Tours de force

Eddy Merckx et Lance Armstrong sont sans doute les deux coureurs cyclistes les plus haïs de l’Histoire. Coupables de trop gagner pour l’un, de trop et de mal gagner pour l’autre. Si La Course en tête, le curieux et rarissime documentaire de Joël Santoni sur la saison 1973 de Merckx, contribue à humaniser (sa famille, ses faiblesses, ses doutes, la détresse de ses – rares – défaites) "L’Ogre de Tervuren", il en fait aussi un objet de fascination, le filmant – musique comprise – comme un chevalier médiéval toujours sur le chemin de la guerre.

Ce genre d’image, Lance Armstrong a échoué à la construire durablement. C’est cette déconstruction du mythe basé sur un mensonge lui-même basé sur un mythe que The Armstrong Lie, d’Alex Gibney, parti pour être un documentaire sur le comeback du septuple vainqueur du Tour en 2009, va finalement montrer.

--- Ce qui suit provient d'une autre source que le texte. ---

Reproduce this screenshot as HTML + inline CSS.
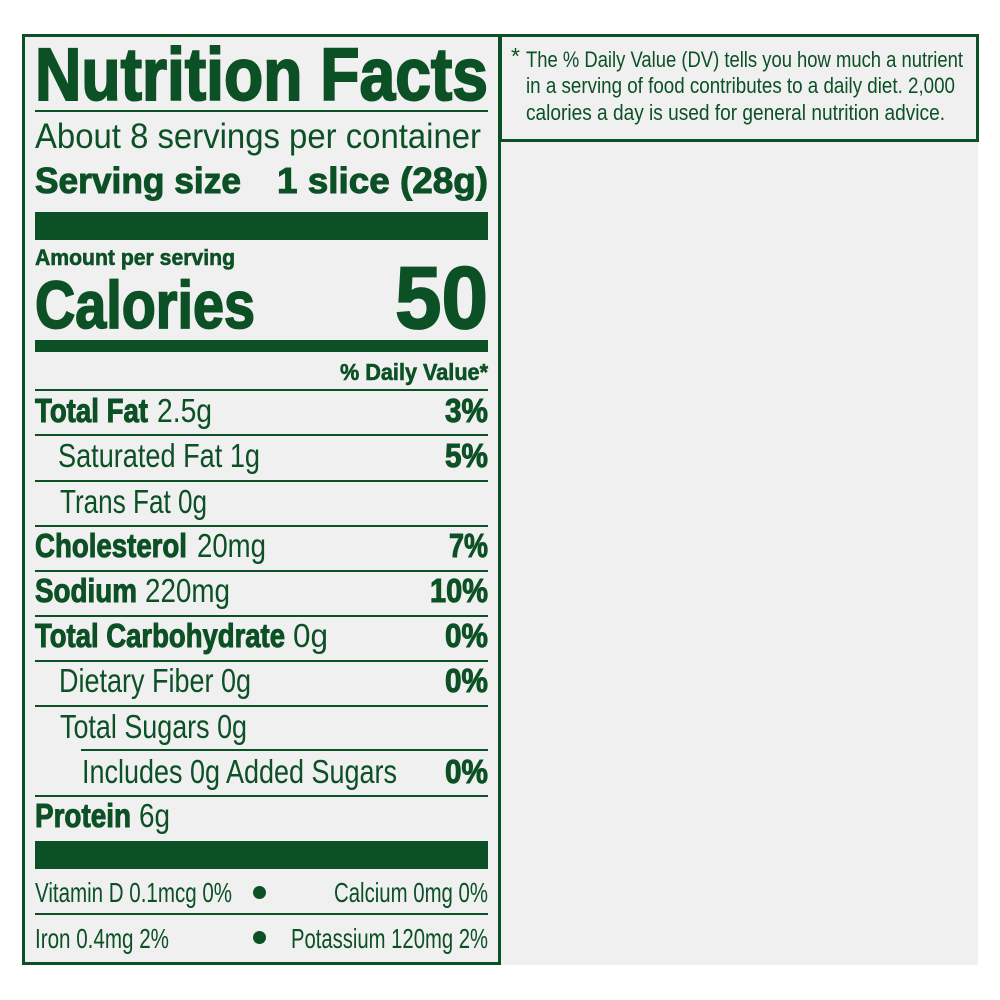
<!DOCTYPE html>
<html>
<head>
<meta charset="utf-8">
<style>
  html,body{margin:0;padding:0;background:#ffffff;}
  svg{display:block;}
  text{font-family:"Liberation Sans", Arial, sans-serif; fill:#0c5025;}
  .b{font-weight:bold;}
  .h{font-weight:bold; stroke:#0c5025; stroke-width:1;}
</style>
</head>
<body>
<svg width="1000" height="1000" viewBox="0 0 1000 1000" xmlns="http://www.w3.org/2000/svg">
  <rect x="0" y="0" width="1000" height="1000" fill="#ffffff"/>
  <rect x="22" y="34" width="956" height="931" fill="#f0f0f0"/>

  <!-- label border -->
  <rect x="23.5" y="35.5" width="476" height="928" fill="none" stroke="#0c5025" stroke-width="3"/>
  <!-- footnote box -->
  <rect x="500.5" y="35.5" width="477" height="105" fill="none" stroke="#0c5025" stroke-width="3"/>

  <!-- title -->
  <text x="35" y="100" font-size="74" class="b" style="stroke:#0c5025;stroke-width:2" textLength="453" lengthAdjust="spacingAndGlyphs">Nutrition Facts</text>
  <rect x="35" y="110" width="453" height="2" fill="#0c5025"/>

  <text x="35" y="148" font-size="35" textLength="446" lengthAdjust="spacingAndGlyphs">About 8 servings per container</text>
  <text x="35" y="193" font-size="36" class="h" textLength="206" lengthAdjust="spacingAndGlyphs">Serving size</text>
  <text x="277" y="193" font-size="36" class="h" textLength="211" lengthAdjust="spacingAndGlyphs">1 slice (28g)</text>

  <rect x="35" y="212" width="453" height="28" fill="#0c5025"/>

  <text x="35" y="265" font-size="22.5" class="h" style="stroke-width:0.6" textLength="200" lengthAdjust="spacingAndGlyphs">Amount per serving</text>
  <text x="35" y="328" font-size="67" class="b" style="stroke:#0c5025;stroke-width:1.8" textLength="220" lengthAdjust="spacingAndGlyphs">Calories</text>
  <text x="395" y="328" font-size="88" class="b" style="stroke:#0c5025;stroke-width:1.8" textLength="93" lengthAdjust="spacingAndGlyphs">50</text>

  <rect x="35" y="340" width="453" height="12" fill="#0c5025"/>

  <text x="340" y="380" font-size="23" class="h" style="stroke-width:0.6" textLength="148" lengthAdjust="spacingAndGlyphs">% Daily Value*</text>
  <rect x="35" y="389" width="453" height="2" fill="#0c5025"/>

  <!-- Total Fat -->
  <text x="35" y="422" font-size="33" class="h" textLength="113" lengthAdjust="spacingAndGlyphs">Total Fat</text>
  <text x="157" y="422" font-size="33" textLength="55" lengthAdjust="spacingAndGlyphs">2.5g</text>
  <text x="445" y="422" font-size="33" class="h" textLength="43" lengthAdjust="spacingAndGlyphs">3%</text>
  <rect x="35" y="434" width="453" height="2" fill="#0c5025"/>

  <!-- Saturated Fat -->
  <text x="58" y="467" font-size="33" textLength="202" lengthAdjust="spacingAndGlyphs">Saturated Fat 1g</text>
  <text x="445" y="467" font-size="33" class="h" textLength="43" lengthAdjust="spacingAndGlyphs">5%</text>
  <rect x="35" y="480" width="453" height="2" fill="#0c5025"/>

  <!-- Trans Fat -->
  <text x="60" y="513" font-size="33" textLength="147" lengthAdjust="spacingAndGlyphs">Trans Fat 0g</text>
  <rect x="35" y="525" width="453" height="2" fill="#0c5025"/>

  <!-- Cholesterol -->
  <text x="35" y="557" font-size="33" class="h" textLength="152" lengthAdjust="spacingAndGlyphs">Cholesterol</text>
  <text x="197" y="557" font-size="33" textLength="69" lengthAdjust="spacingAndGlyphs">20mg</text>
  <text x="449" y="557" font-size="33" class="h" textLength="39" lengthAdjust="spacingAndGlyphs">7%</text>
  <rect x="35" y="570" width="453" height="2" fill="#0c5025"/>

  <!-- Sodium -->
  <text x="35" y="602" font-size="33" class="h" textLength="102" lengthAdjust="spacingAndGlyphs">Sodium</text>
  <text x="145" y="602" font-size="33" textLength="85" lengthAdjust="spacingAndGlyphs">220mg</text>
  <text x="430" y="602" font-size="33" class="h" textLength="58" lengthAdjust="spacingAndGlyphs">10%</text>
  <rect x="35" y="615" width="453" height="2" fill="#0c5025"/>

  <!-- Total Carbohydrate -->
  <text x="35" y="647" font-size="33" class="h" textLength="250" lengthAdjust="spacingAndGlyphs">Total Carbohydrate</text>
  <text x="293" y="647" font-size="33" textLength="35" lengthAdjust="spacingAndGlyphs">0g</text>
  <text x="445" y="647" font-size="33" class="h" textLength="43" lengthAdjust="spacingAndGlyphs">0%</text>
  <rect x="35" y="660" width="453" height="2" fill="#0c5025"/>

  <!-- Dietary Fiber -->
  <text x="59" y="692" font-size="33" textLength="192" lengthAdjust="spacingAndGlyphs">Dietary Fiber 0g</text>
  <text x="445" y="692" font-size="33" class="h" textLength="43" lengthAdjust="spacingAndGlyphs">0%</text>
  <rect x="35" y="705" width="453" height="2" fill="#0c5025"/>

  <!-- Total Sugars -->
  <text x="60" y="738" font-size="33" textLength="187" lengthAdjust="spacingAndGlyphs">Total Sugars 0g</text>
  <rect x="81" y="749" width="407" height="2" fill="#0c5025"/>

  <!-- Added Sugars -->
  <text x="82" y="783" font-size="33" textLength="315" lengthAdjust="spacingAndGlyphs">Includes 0g Added Sugars</text>
  <text x="445" y="783" font-size="33" class="h" textLength="43" lengthAdjust="spacingAndGlyphs">0%</text>
  <rect x="35" y="795" width="453" height="2" fill="#0c5025"/>

  <!-- Protein -->
  <text x="35" y="827" font-size="33" class="h" textLength="96" lengthAdjust="spacingAndGlyphs">Protein</text>
  <text x="139" y="827" font-size="33" textLength="31" lengthAdjust="spacingAndGlyphs">6g</text>

  <rect x="35" y="841" width="453" height="28" fill="#0c5025"/>

  <!-- vitamins -->
  <text x="35" y="902" font-size="27.5" textLength="197" lengthAdjust="spacingAndGlyphs">Vitamin D 0.1mcg 0%</text>
  <circle cx="259.5" cy="892.5" r="6.5" fill="#0c5025"/>
  <text x="334" y="902" font-size="27.5" textLength="154" lengthAdjust="spacingAndGlyphs">Calcium 0mg 0%</text>
  <rect x="35" y="913" width="453" height="2" fill="#0c5025"/>

  <text x="35" y="948" font-size="27.5" textLength="134" lengthAdjust="spacingAndGlyphs">Iron 0.4mg 2%</text>
  <circle cx="259.5" cy="937.5" r="6.5" fill="#0c5025"/>
  <text x="291" y="948" font-size="27.5" textLength="197" lengthAdjust="spacingAndGlyphs">Potassium 120mg 2%</text>

  <!-- footnote -->
  <text x="511" y="64" font-size="23">*</text>
  <text x="526" y="67" font-size="22.5" textLength="437" lengthAdjust="spacingAndGlyphs">The % Daily Value (DV) tells you how much a nutrient</text>
  <text x="526" y="93" font-size="22.5" textLength="429" lengthAdjust="spacingAndGlyphs">in a serving of food contributes to a daily diet. 2,000</text>
  <text x="526" y="120" font-size="22.5" textLength="419" lengthAdjust="spacingAndGlyphs">calories a day is used for general nutrition advice.</text>
</svg>
</body>
</html>
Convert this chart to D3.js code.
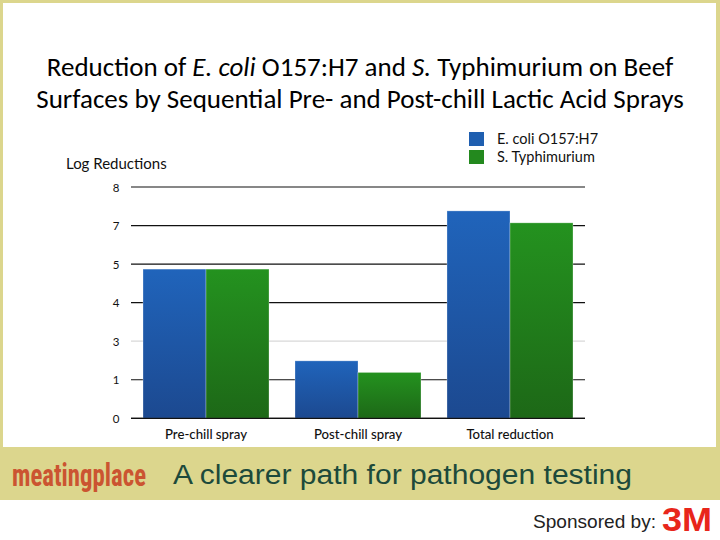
<!DOCTYPE html>
<html><head><meta charset="utf-8">
<script src="https://cdn.jsdelivr.net/npm/d3@7"></script>
<style>html,body{margin:0;padding:0;background:#fff;}svg{display:block;}</style>
</head><body><div id="c"></div>
<script>
const categories = ["Pre-chill spray", "Post-chill spray", "Total reduction"];
const seriesNames = ["E. coli O157:H7", "S. Typhimurium"];
const ecoliValues = [3.87, 1.49, 5.38];
const salmonellaValues = [3.87, 1.19, 5.07];
const yTickLabels = ["0", "1", "3", "4", "5", "7", "8"];
const yTickStyle = ["dark", "dark", "light", "dark", "dark", "dark", "dark"];

const W = 720, H = 540;
const svg = d3.select("#c").append("svg").attr("width", W).attr("height", H);
const defs = svg.append("defs");
const grads = [["gBlue", "#2064bb", "#1c4990"], ["gGreen", "#24921f", "#1d6817"]];
grads.forEach(([id, a, b]) => {
  const g = defs.append("linearGradient").attr("id", id).attr("x1", 0).attr("x2", 0).attr("y1", 0).attr("y2", 1);
  g.append("stop").attr("offset", "0%").attr("stop-color", a);
  g.append("stop").attr("offset", "100%").attr("stop-color", b);
});

// frame
const frameCol = "#dcd68d";
svg.append("rect").attr("x", 0).attr("y", 0).attr("width", W).attr("height", 500).attr("fill", frameCol);
svg.append("rect").attr("x", 3).attr("y", 3).attr("width", 713).attr("height", 444).attr("fill", "#fff");

// title
const title = svg.append("text").attr("x", 360).attr("text-anchor", "middle")
  .attr("font-family", "Carlito, Calibri, 'Open Sans', sans-serif").attr("font-size", 27).attr("fill", "#000");
const l1 = title.append("tspan").attr("x", 360).attr("y", 76);
l1.append("tspan").text("Reduction of ");
l1.append("tspan").attr("font-style", "italic").text("E. coli");
l1.append("tspan").text(" O157:H7 and ");
l1.append("tspan").attr("font-style", "italic").text("S.");
l1.append("tspan").text(" Typhimurium on Beef");
title.append("tspan").attr("x", 360).attr("y", 108).text("Surfaces by Sequential Pre- and Post-chill Lactic Acid Sprays");

// scales
const x0 = d3.scaleBand().domain(categories).range([131, 585]).paddingInner(0.171).paddingOuter(0.079);
const x1 = d3.scaleBand().domain(seriesNames).range([0, x0.bandwidth()]).padding(0);
const y = d3.scaleLinear().domain([0, yTickLabels.length - 1]).range([418.3, 187]);
const color = d3.scaleOrdinal().domain(seriesNames).range(["url(#gBlue)", "url(#gGreen)"]);
const legendColor = d3.scaleOrdinal().domain(seriesNames).range(["#1f5fb0", "#23891e"]);

// grid lines
const axisFont = "Lato, 'Open Sans', sans-serif";
const grid = svg.append("g");
grid.selectAll("line").data(d3.range(yTickLabels.length)).join("line")
  .attr("x1", 131).attr("x2", 585).attr("y1", d => y(d)).attr("y2", d => y(d))
  .attr("stroke", (d, i) => yTickStyle[i] === "light" ? "#d8d8d8" : "#111")
  .attr("stroke-width", 1.2);

// y axis labels via d3 axis
const yAxis = d3.axisLeft(y).tickValues(d3.range(yTickLabels.length)).tickFormat(i => yTickLabels[i]).tickSize(0).tickPadding(0);
const ya = svg.append("g").attr("transform", "translate(116,0)").call(yAxis);
ya.select(".domain").remove();
ya.selectAll("text").attr("font-family", axisFont).attr("font-size", 11.5).attr("fill", "#111").attr("text-anchor", "middle").attr("dy", "0.35em");

svg.append("text").attr("x", 66).attr("y", 169).attr("font-family", axisFont).attr("font-size", 15).attr("fill", "#111").text("Log Reductions");

// bars
const data = categories.map((c, i) => ({ c, vals: [ecoliValues[i], salmonellaValues[i]] }));
const groups = svg.append("g").selectAll("g").data(data).join("g").attr("transform", d => `translate(${x0(d.c)},0)`);
groups.selectAll("rect").data(d => d.vals.map((v, j) => ({ s: seriesNames[j], v }))).join("rect")
  .attr("x", d => x1(d.s)).attr("width", x1.bandwidth())
  .attr("y", d => y(d.v)).attr("height", d => y(0) - y(d.v))
  .attr("fill", d => color(d.s))
  .attr("stroke", "rgba(255,255,255,0.35)").attr("stroke-width", 0.8);
// baseline on top
svg.append("line").attr("x1", 131).attr("x2", 585).attr("y1", y(0)).attr("y2", y(0)).attr("stroke", "#111").attr("stroke-width", 1.2);

// x axis labels
const xAxis = d3.axisBottom(x0).tickSize(0).tickPadding(0);
const xa = svg.append("g").attr("transform", `translate(0,${y(0) + 21})`).call(xAxis);
xa.select(".domain").remove();
xa.selectAll("text").attr("font-family", axisFont).attr("font-size", 13.2).attr("font-weight", 500).attr("fill", "#111").attr("dy", 0);

// legend
const lg = svg.append("g");
seriesNames.forEach((s, i) => {
  lg.append("rect").attr("x", 469).attr("y", 132 + i * 18).attr("width", 15).attr("height", 14).attr("fill", legendColor(s));
  lg.append("text").attr("x", 497).attr("y", 144 + i * 18).attr("font-family", axisFont).attr("font-size", 14.5).attr("fill", "#111").text(s);
});

// footer band
svg.append("text").attr("x", 12).attr("y", 486).attr("font-family", "'Liberation Sans Narrow', 'Roboto Condensed', Roboto, sans-serif")
  .attr("font-weight", "bold").attr("font-size", 32).attr("fill", "#cb5431").attr("textLength", 134).attr("lengthAdjust", "spacingAndGlyphs").text("meatingplace");
svg.append("text").attr("x", 173).attr("y", 484).attr("font-family", "'Liberation Sans', Arial, sans-serif")
  .attr("font-size", 27).attr("fill", "#1d4a3b").attr("textLength", 459).attr("lengthAdjust", "spacingAndGlyphs").text("A clearer path for pathogen testing");
svg.append("text").attr("x", 533).attr("y", 528).attr("font-family", "'Liberation Sans Narrow', 'Liberation Sans', sans-serif")
  .attr("font-size", 19).attr("fill", "#222").attr("textLength", 123).attr("lengthAdjust", "spacingAndGlyphs").text("Sponsored by:");
svg.append("text").attr("x", 662).attr("y", 531).attr("font-family", "'Liberation Sans', Arial, sans-serif")
  .attr("font-weight", "bold").attr("font-size", 34).attr("fill", "#e8261b").attr("textLength", 50).attr("lengthAdjust", "spacingAndGlyphs").text("3M");
</script></body></html>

Tout part de ce cancer qui, en 1996, transforme le destin d’un jeune coureur fougueux en récit initiatique tel que les studios américains n’osaient le rêver. «Ma lutte contre le cancer était comme une compétition d’athlétisme. Soit on gagne, soit on perd. Si on perd, on meurt. J’ai injecté cette perspective dans tout ce que j’ai fait depuis (…).Quoi que je fasse, dit-il alors,  je ne souffrirai jamais autant» : on pourrait croire au triomphe de la volonté sur le traumatisme, comme moteur inépuisable.
Mais on connaît la suite : le moteur est gonflé, Armstrong s’appuyant sur son histoire pour se rendre inattaquable. S’il a vaincu «par miracle» la mort, si Lazare s’est relevé, comment ne pourrait-il pas gagner sept fois le Tour, à la force de ses mollets ? Le problème, avance un journaliste, c’est que «le gouffre entre le héros et la réalité était trop grand».

Or c’est en retrouvant une certaine humanité que le "Superman du cyclisme" manque de réussir le coup visé par son retour. En cette fameuse année 2009, il échoue à remporter le Tour – vendu, une énième fois, comme – arrachant de haute lutte une troisième place, malgré l’âge, malgré tout. Le lendemain d’une étape particulièrement accrochée,  L’Equipe – principal semeur de doutes sur les performances d’Armstrong (le documentaire doit son titre à une manchette du quotidien sportif) – titre «Chapeau, le Texan !».

Même si elle ne tiendra, là encore, pas longtemps, Armstrong réussit le tour de force, en héros quasi-fordien, de faire imprimer une dernière fois la légende qu’il entendait conter.